In the case of Configuration 3, which consists of adopting the improvements due to a second additional inversion track with an “inversion in the station” scheme at the final terminus of the outward trip (or, equivalently, at the initial station of the return trip), jointly with the use of a swap technique between consecutive trains, we obtain the new times as shown in Table 1. Times for train preparation, extension time, and buffer times associated with the return trip may be assumed as equal to zero. Moreover, dwell times at the improved terminus may be assumed as equal to zero (only in terms of cycle time calculation) since a train departs when the next train arrives. These assumptions imply a 10.41% reduction in scheduled cycle time. Hence, with a service headway of 7.50 min, Equations (25) and (A13) may be used to determine that the service requires at least 10 rail convoys (9.09% reduction) and the related total layover time amounts to 2.10 min. Moreover, by adopting a fleet consisting of 10 trains, the minimum service headway calculated by means of (24) is 7.29. However, if we adopt the same number of rail convoys present in the unimproved condition (i.e., 11 rail convoys), we may obtain a minimum service headway of 6.63 min, which implies a reduction of 11.64%.

Finally, adopting the improvements due to a second additional inversion track at both terminuses (i.e., Configuration 4) and related swap techniques, we obtain the new times as shown in Table 1. In particular, by combining both improvements, we obtain an 18.82% reduction in scheduled cycle time. Hence, with a service headway of 7.50 min, Equations (25) and (A13) allow us to determine that the service requires at least nine rail convoys (reduction of 18.18%) and the related total layover time amounts to 1.45 min. Moreover, by adopting a fleet consisting of nine trains, the minimum service headway calculated by means of (24) is 7.34. However, if we adopt the same number of rail convoys present in the unimproved condition (i.e., 11 rail convoys), we may obtain a minimum service headway of 6.00 min, which means a reduction of 19.94%.

A comparison among service times, as well as scheduled cycle times, in the case of different terminal layout configurations is shown in Figure 6, Figure 7 and Figure 8.

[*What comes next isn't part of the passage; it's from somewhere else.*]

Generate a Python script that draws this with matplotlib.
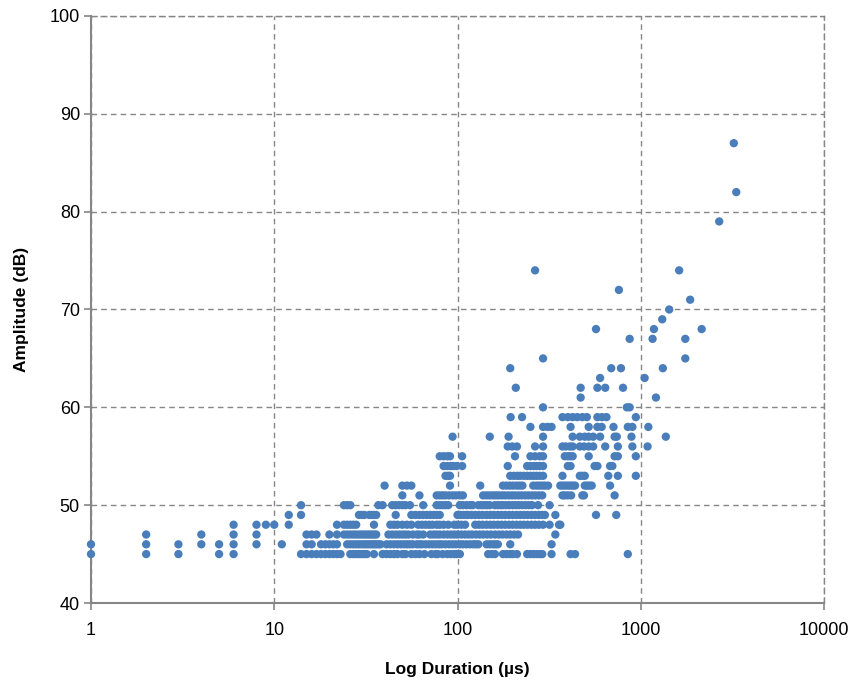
import matplotlib.pyplot as plt
from matplotlib.ticker import FixedLocator, NullLocator, FuncFormatter

amp_durations = {
    45: [1, 2, 3, 5, 6, 14, 15, 16, 17, 18, 19, 20, 21, 22, 23, 26, 27, 28, 29, 30, 31, 32,
         35, 39, 41, 43, 45, 47, 50, 52, 56, 59, 62, 66, 72, 76, 78, 83, 88, 92, 96, 99, 103,
         147, 154, 160, 177, 185, 193, 200, 211, 240, 250, 260, 270, 281, 290, 326, 414, 438, 850],
    46: [1, 2, 3, 4, 5, 6, 8, 11, 15, 16, 18, 19, 20, 21, 22, 25, 26, 27, 28, 29, 30, 31, 32,
         33, 34, 35, 36, 37, 38, 41, 43, 45, 47, 49, 51, 53, 55, 57, 60, 62, 64, 67, 70, 73,
         76, 79, 82, 86, 90, 94, 98, 103, 107, 112, 117, 122, 126, 130, 144, 150, 156, 161,
         166, 194, 326],
    47: [2, 4, 6, 8, 15, 16, 17, 20, 22, 24, 25, 26, 27, 28, 29, 30, 31, 32, 33, 34, 35, 36,
         42, 44, 46, 48, 50, 52, 54, 57, 60, 62, 65, 71, 74, 77, 80, 84, 88, 92, 96, 100, 105,
         110, 115, 120, 126, 132, 138, 145, 152, 160, 168, 176, 185, 194, 204, 214, 342],
    48: [6, 8, 9, 10, 12, 22, 24, 25, 26, 27, 28, 35, 43, 45, 47, 50, 53, 56, 61, 64, 67, 70,
         73, 77, 80, 84, 89, 96, 100, 105, 110, 125, 131, 137, 144, 151, 158, 166, 174, 182,
         191, 200, 210, 220, 230, 241, 253, 265, 278, 293, 318, 358, 364],
    49: [12, 14, 29, 30, 31, 33, 34, 35, 36, 46, 56, 59, 62, 65, 68, 71, 74, 77, 80, 100, 104,
         108, 112, 114, 119, 125, 131, 137, 144, 151, 158, 166, 174, 182, 191, 200, 210, 220,
         230, 241, 253, 265, 278, 290, 300, 342, 570, 735],
    50: [14, 24, 25, 26, 37, 39, 44, 46, 48, 50, 52, 55, 65, 77, 80, 83, 86, 89, 103, 107, 112,
         117, 121, 130, 135, 140, 145, 150, 160, 166, 172, 178, 185, 192, 200, 208, 216, 225,
         235, 245, 255, 275, 318],
    51: [50, 62, 77, 80, 83, 86, 90, 94, 98, 103, 107, 138, 144, 150, 156, 162, 168, 175, 182,
         190, 198, 206, 215, 224, 234, 244, 255, 266, 278, 290, 374, 385, 400, 417, 480, 490, 720],
    52: [40, 50, 53, 56, 91, 133, 177, 185, 193, 201, 210, 218, 226, 259, 270, 280, 290, 300,
         312, 364, 375, 387, 400, 413, 425, 438, 495, 510, 525, 540, 680],
    53: [86, 89, 91, 194, 203, 212, 220, 230, 240, 250, 260, 270, 281, 293, 374, 465, 480, 495,
         665, 750, 940],
    54: [84, 88, 92, 95, 99, 106, 188, 240, 250, 260, 270, 281, 293, 400, 414, 560, 580, 680, 700],
    55: [80, 84, 88, 91, 106, 206, 250, 265, 281, 293, 385, 400, 413, 425, 520, 720, 750, 940],
    56: [188, 199, 211, 265, 293, 374, 390, 410, 425, 465, 490, 520, 550, 640, 750, 900, 1090],
    57: [94, 150, 190, 293, 425, 465, 495, 520, 550, 600, 720, 740, 890, 1370],
    58: [250, 293, 310, 326, 414, 520, 580, 612, 710, 850, 900, 1100],
    59: [195, 225, 374, 400, 425, 450, 480, 508, 580, 615, 650, 940],
    60: [293, 840, 870],
    61: [470, 1210],
    62: [208, 470, 580, 640, 800],
    63: [600, 1050],
    64: [194, 690, 780, 1320],
    65: [293, 1750],
    67: [870, 1160, 1750],
    68: [570, 1180, 2150],
    69: [1310],
    70: [1430],
    71: [1860],
    72: [760],
    74: [265, 1620],
    79: [2680],
    82: [3320],
    87: [3220],
}

x_ticks = [1, 10, 100, 1000, 10000]
y_ticks = [40, 50, 60, 70, 80, 90, 100]

durations = []
amplitudes = []
for amp, ds in amp_durations.items():
    for d in ds:
        durations.append(d)
        amplitudes.append(amp)

plt.rcParams['font.family'] = ['Liberation Sans', 'DejaVu Sans']

fig = plt.figure(figsize=(8.56, 6.86), dpi=100)
ax = fig.add_axes([91 / 856, 1 - 603 / 686, (824 - 91) / 856, (603 - 16) / 686])

grey = '#868686'
ax.scatter(durations, amplitudes, s=36, color='#4A7EBB', edgecolors='none', zorder=3, clip_on=False)

ax.set_xscale('log')
ax.set_xlim(1, 10000)
ax.set_ylim(40, 100)
ax.xaxis.set_major_locator(FixedLocator(x_ticks))
ax.xaxis.set_minor_locator(NullLocator())
ax.xaxis.set_major_formatter(FuncFormatter(lambda v, p: '%d' % v))
ax.set_yticks(y_ticks)

ax.grid(True, which='major', color=grey, linestyle=(0, (4, 3)), linewidth=1.0)
ax.set_axisbelow(True)

for side in ['left', 'bottom']:
    ax.spines[side].set_color(grey)
    ax.spines[side].set_linewidth(1.5)
for side in ['top', 'right']:
    ax.spines[side].set_color(grey)
    ax.spines[side].set_linestyle((0, (4, 3)))
    ax.spines[side].set_linewidth(1.0)

ax.tick_params(axis='both', colors=grey, labelcolor='black', labelsize=13, length=5, width=1.2)
ax.tick_params(axis='x', pad=9)
ax.tick_params(axis='y', pad=3)

ax.set_xlabel('Log Duration (µs)', fontsize=12.5, fontweight='bold', labelpad=16)
ax.set_ylabel('Amplitude (dB)', fontsize=12.5, fontweight='bold', labelpad=15)

fig.savefig('out.png', dpi=100)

5. Conclusions and Research Prospects

In this paper, frequency-based systems were properly modelled by means of an analytical formalisation of the MGR paradigm. Indeed, just as a carousel has the property of showing wooden horses at regular time intervals to outside spectators, a frequency-based rail system has the property of showing trains at regular time intervals to the passengers waiting on the platform. It is worth noting that, to model the MGR effect accurately, it is necessary to take into account the role of the terminal station layout, which greatly affects system performance. This further aspect was thus extensively discussed and the whole framework was implemented in the case of a real-scale metro line.

The main findings concern the number of tracks required for the terminus stations. In order to comply with the MGR paradigm, only one inversion track for each terminus may be necessary. Moreover, service improvements may be achieved by adopting up to two inversion tracks per terminus.

It is worth noting that these results are valid in the case of isolated lines or terminuses devoted to single lines. Indeed, if the terminus station is shared by different lines, a maximum of two tracks per line are necessary for inversion tasks of convoys. Besides the coexistence of different lines, a number of tracks higher than that strictly required for the service may be useful for allowing recovery tasks. In other words, except where there is a depot in the middle of the line, which can feed both travel directions within the same time period, the need could arise for trains to queue on recovery tracks (other than those used for ordinary services) to avoid delays in operations. Indeed, if no recovery tracks are available, in the case of only one depot, a gap equivalent to the cycle time occurs in the service, while in the case of two depots serving the two terminal stations, this gap is equal to the maximum travel time between outward and return trips. Clearly, the greater the number of recovery tracks available, the lower the number of trains to be queued on a single track, thus allowing shorter tracks. Such observations confirm the significance of the proposed framework also in supporting design tasks related to the infrastructural layout.

Instead, in the case of more complex lines (e.g., lines with mixed freight and passenger traffic) or for managing unexpected events (e.g., service delays), the proposed theoretical framework could be embedded in a computer-aided decision support system, thus allowing simulation and forecasting tasks. Therefore, in regards to implications for future research, we propose applying the developed analytical framework in the case of different network contexts, as well as testing its effectiveness in supporting dispatching and rescheduling tasks such as implementation of energy-saving measures or the re-planning of rail services to cope with disruption.